The Revision Materials Problem

Community interpretation in live deliberation is only half the problem. Revision also requires written materials: governance documents, proposed policy changes, budget proposals, revision reports. If these materials exist only in the dominant language, non-dominant-language speakers cannot engage with them between meetings — which means they arrive at deliberation sessions without the preparation that dominant-language speakers have had, systematically disadvantaged in the discussion.

Effective multilingual revision programs translate key written materials as well as providing live interpretation. The threshold question — which documents are important enough to translate? — is itself a governance decision that benefits from community input. The answer may vary by document type (constitutional documents translated into all community languages; administrative minutes translated on request), by the linguistic composition of the community (full translation if significant populations speak the non-dominant language; summary translation if the population is small), and by the significance of the revision at hand (full translation of proposed major policy changes; summary translation of minor operational changes).

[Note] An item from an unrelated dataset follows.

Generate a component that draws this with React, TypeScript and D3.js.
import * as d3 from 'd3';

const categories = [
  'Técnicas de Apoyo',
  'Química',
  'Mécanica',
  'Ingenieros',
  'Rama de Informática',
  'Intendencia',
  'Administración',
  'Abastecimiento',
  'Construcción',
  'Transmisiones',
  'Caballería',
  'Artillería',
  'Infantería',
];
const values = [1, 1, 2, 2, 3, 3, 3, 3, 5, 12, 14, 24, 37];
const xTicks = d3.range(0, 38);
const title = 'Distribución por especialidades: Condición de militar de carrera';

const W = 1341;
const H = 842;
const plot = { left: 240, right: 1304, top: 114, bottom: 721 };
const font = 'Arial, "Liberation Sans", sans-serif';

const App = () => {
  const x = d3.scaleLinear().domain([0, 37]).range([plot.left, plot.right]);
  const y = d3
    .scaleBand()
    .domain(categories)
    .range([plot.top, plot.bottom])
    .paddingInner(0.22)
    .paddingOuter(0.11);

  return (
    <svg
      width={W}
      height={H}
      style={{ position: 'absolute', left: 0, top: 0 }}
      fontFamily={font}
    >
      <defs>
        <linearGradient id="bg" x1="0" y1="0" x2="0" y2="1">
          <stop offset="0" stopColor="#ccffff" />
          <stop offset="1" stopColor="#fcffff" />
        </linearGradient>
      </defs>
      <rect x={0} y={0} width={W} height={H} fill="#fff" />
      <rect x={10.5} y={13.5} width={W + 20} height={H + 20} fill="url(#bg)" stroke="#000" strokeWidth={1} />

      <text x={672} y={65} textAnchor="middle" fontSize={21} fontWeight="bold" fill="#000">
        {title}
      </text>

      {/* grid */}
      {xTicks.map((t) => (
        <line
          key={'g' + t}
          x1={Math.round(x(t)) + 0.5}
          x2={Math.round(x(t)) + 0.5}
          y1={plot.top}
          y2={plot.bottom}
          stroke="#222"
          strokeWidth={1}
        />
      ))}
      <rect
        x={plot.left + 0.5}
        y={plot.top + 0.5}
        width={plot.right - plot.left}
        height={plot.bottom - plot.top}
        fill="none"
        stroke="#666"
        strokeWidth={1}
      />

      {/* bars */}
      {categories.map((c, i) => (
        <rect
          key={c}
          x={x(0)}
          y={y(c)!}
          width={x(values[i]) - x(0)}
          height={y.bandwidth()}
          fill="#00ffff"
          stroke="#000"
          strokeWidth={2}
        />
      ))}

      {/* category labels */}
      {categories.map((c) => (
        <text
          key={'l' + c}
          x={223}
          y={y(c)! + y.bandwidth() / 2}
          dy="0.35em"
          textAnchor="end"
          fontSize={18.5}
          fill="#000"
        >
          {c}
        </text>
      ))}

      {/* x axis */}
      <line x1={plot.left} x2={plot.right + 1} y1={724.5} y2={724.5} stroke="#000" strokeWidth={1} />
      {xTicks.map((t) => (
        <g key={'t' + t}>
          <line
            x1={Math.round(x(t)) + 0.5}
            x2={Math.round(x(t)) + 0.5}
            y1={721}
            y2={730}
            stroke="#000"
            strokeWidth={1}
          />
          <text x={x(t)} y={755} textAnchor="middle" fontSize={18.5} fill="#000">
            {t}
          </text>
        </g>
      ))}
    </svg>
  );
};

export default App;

The key is that the decision about what to translate is made explicitly and with participation from non-dominant-language speakers, rather than being made implicitly by whoever controls the document production process.

Interpretation and Institutional Memory

A dimension of multilingual revision that is almost never addressed well is institutional memory. Most communities maintain their governance archives — meeting minutes, decision logs, policy documents — in a single language. This means that the institutional memory is accessible only to members who read that language, producing a linguistic asymmetry in who can access the community's history.

For revision to be genuinely multilingual, the institutional memory must be accessible across languages. This does not necessarily mean full translation of all historical documents — that would be prohibitively expensive for most communities. But it does mean developing practices for cross-linguistic access: multilingual indexes of key decisions, translated summaries of major governance documents, oral history archives in multiple languages that capture community history from the perspectives of members who experienced it in different linguistic contexts.

Communities that have invested in multilingual institutional memory consistently report that it changes who participates in revision discussions. When non-dominant-language community members can access the community's history in their own language, they come to revision sessions with historical context they previously lacked — and that context often introduces perspectives on "the way things have always been done" that dominant-language speakers had not considered.

The Commitment That Makes It Real

The technical and structural elements of community interpretation are important, but they will not function without a prior commitment: the decision that multilingual participation in revision processes is genuinely valuable rather than merely obligatory.

Communities that provide interpretation because they feel they have to — for legal compliance, for grant requirements, for the appearance of inclusivity — consistently provide poor interpretation that achieves formal compliance without functional inclusion. Communities that provide interpretation because they genuinely believe that the knowledge and perspective of all their members is needed to revise well — and that monolingual governance is an epistemological impoverishment, not just a social injustice — invest differently, design differently, and achieve different outcomes.

The commitment is not just ethical. It is functional. A community that genuinely draws on the full range of its members' knowledge when revising itself has a larger information base, more diverse perspectives, and more robust error-checking than one that draws on a linguistically homogeneous subset. Multilingual revision is better revision — not just more inclusive revision. The community interpreter is not a service provider for the excluded; they are infrastructure for the whole community's intelligence.